Por Juan Bolívar Díaz
A Alan García lo traté recién llegado a Lima en 1984 como embajador dominicano, cuando empezaba a deslumbrar como candidato presidencial de la Alianza Popular Revolucionaria Americana (APRA) que Víctor Raúl Haya de la Torre fundó en 1930. A mediados de 1985, con tan solo 36 años, reivindicó a su padrino y líder a quien nunca se le permitió acceder a la presidencia del Perú, cuando su principal oponente fue el brillante alcalde de Lima Alfonso Barrantes, sustentado por un frente mezcla de marxismo y cristianismo.
Frente a la Izquierda Unida, el APRA se convirtió en mal menor, con la Alianza Popular de Belaúnde Terry en desbandada y los democristianos de Luis Bedoya degradados. El verbo se encarnó en aquellos comicios con los potentes discursos de Alan García y Barrantes que prometían redimir al Perú de sus males ancestrales. Al primero le faltaron pocos puntos para la mayoría absoluta, pero al segundo le sobraba nobleza y se negó a someter a su país a una segunda vuelta, consciente de que no tenía posibilidad de conseguir los votos de la derecha.
En la transición tuve el privilegio de estar par de veces con Alan, que tuvo empatía conmigo y con Mauricio Cuadra, embajador del triunfante sandinismo, por visiones políticas y porque ninguno de los tres acabábamos de anclar en los cuarenta. También porque él había sido compañero de apartamento de Hatuey de Camps en Francia, y era un fervoroso admirador de José Francisco Peña Gómez, por cuya suerte siempre indagaba.
Orador impetuoso como Peña Gómez, Alan sacudió la región desde su discurso inaugural, desafiando las políticas fondomonetaristas que en aquella “década perdida latinoamericana” imponía condiciones asfixiantes a los intentos democráticos y populares. Sus primeros dos años del quinquenio 85-90 fueron bastante buenos en términos generales, incluyendo una cierta recuperación de la crisis económica que había heredado de Belaúnde. Pero se derrumbó al tercero para terminar pagando el desafío al FMI con el desastre de la insostenibilidad, por caída de los precios de las materias primas, tasas de intereses hasta el 18 por ciento, altísima inflación y devaluación. Le cobró también la barbarie de Sendero Luminoso que trasladó el terrorismo más irracional desde la sierra andina hasta la Lima imperial.
Su legado no pudo ser peor, permitiendo que el autoritarismo de Ernesto Fujimori restaurara una vez más la dictadura, pero lo peor fue que junto a los suyos transitara el viejo camino de la corrupción y la descomposición en el poder. La inconclusa primera línea del tren aéreo, mostraba las huellas y Alan voló a Europa para evadir la justicia. Volvería para una segunda oportunidad (2006-11) cuando Perú registró alto crecimiento económico, favorecido por muy buenos precios de sus metales.

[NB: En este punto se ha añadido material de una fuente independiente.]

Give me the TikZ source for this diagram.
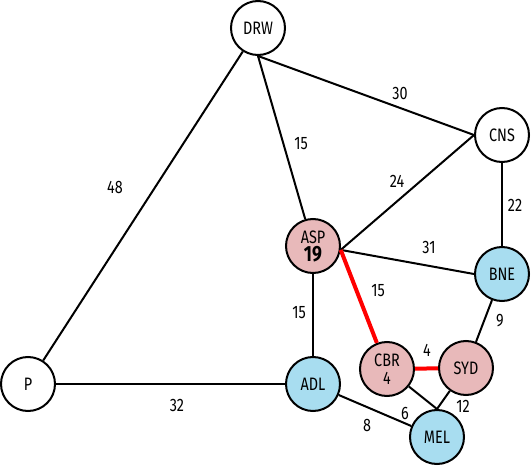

Esta vez su gestión fue aceptable, pero manchada por la corrupción. Convertido en caudillo, fracasó en fraguar sucesión y al terminar su gobierno el APRA ni siquiera pudo presentar candidatura presidencial. Tras la caída del fujimorismo los fiscales y los jueces se habían empoderado en Perú, con miles de sentencias por corrupción, de la que no pudieron escapar Fujimori, ministros de las fuerzas armadas, jueces de altas cortes, legisladores, periodistas y grandes empresarios, incluyendo magnates de periódicos y la televisión dominante.
La justicia peruana ha operado como ninguna en la región, y el escándalo Odebrecht la encontró en todo su esplendor. De ahí las prisiones de los expresidentes Ollanta y Kuczynski, de Keiko Fujimori, la orden de arresto contra el huidizo Toledo y la que disparó la semana pasada el dramático suicidio de Alan García, quien no se redime con una pretensiosa carta de inocencia.
Tremenda pena que Alan García no haya tenido el valor de defenderse, pretendiendo que una “cárcel política” fuera humillante, cuando sus antecesores del APRA conocieron hasta la saciedad de prisiones, asesinatos, exilios y clandestinidades. La realidad es que, como tantos que alcanzan el arrogante solio presidencial latinoamericano, se creyó por encima de las instituciones. La corrupción lo ha podrido casi todo en nuestra región, alentada por la impunidad, que por fortuna no está prevaleciendo en Perú.
Alan García se suma a las profundas penas que ha dejado la descomposición de Lula, de los Ortega, los Maduro, de Leonel y los Danilo. Llegaron abominando del pasado y prometiendo regenerar nuestra sociedad, y se han hundido en el pantano de lo indefendible. Y Alan pagó su vergüenza de manera dramática. ¡Qué Pena Alan, qué pena!